Second, we present P-OPT, an optimized cache replacement policy that leverages the popular compressed

representation used in graph analytics – CSR and CSC – to improve locality for graph applications. Our work

is based on the observation that the CSR and CSC efficiently encode information about future accesses of

graph application data, enabling Belady’s optimal cache replacement policy (an oracular policy that represents

the theoretical upper bound in cache replacement). P-OPT is a practical implementation of Belady’s optimal replacement policy. By using the graph structure to guide near-optimal cache replacement, P-OPT is able to significantly reduce cache misses compared to heuristics-based, state-of-the-art replacement policies. Finally, we present HARP, a hardware-based cache locality optimization that leverages the typical

access pattern of graph analytics workloads. HARP builds upon Propagation Blocking, a software cache locality optimization targeting applications with irregular memory updates.
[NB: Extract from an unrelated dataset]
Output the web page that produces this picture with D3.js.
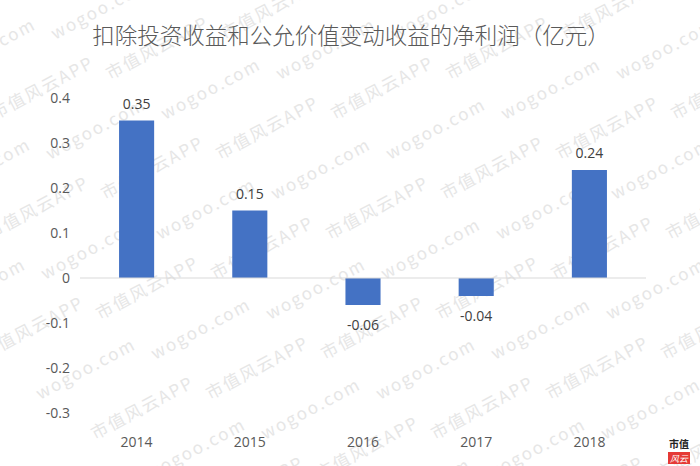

Due to the pervasiveness of the irregular memory updates, Propagation Blocking applies to a broader range of workloads beyond just graph analytics. HARP provides architecture support for Propagation Blocking to eliminate the lingering sources of inefficiency in a Propagation Blocking execution, allowing HARP to further improve the performance gains from Propagation Blocking for graph analytics and other irregular memory workloads.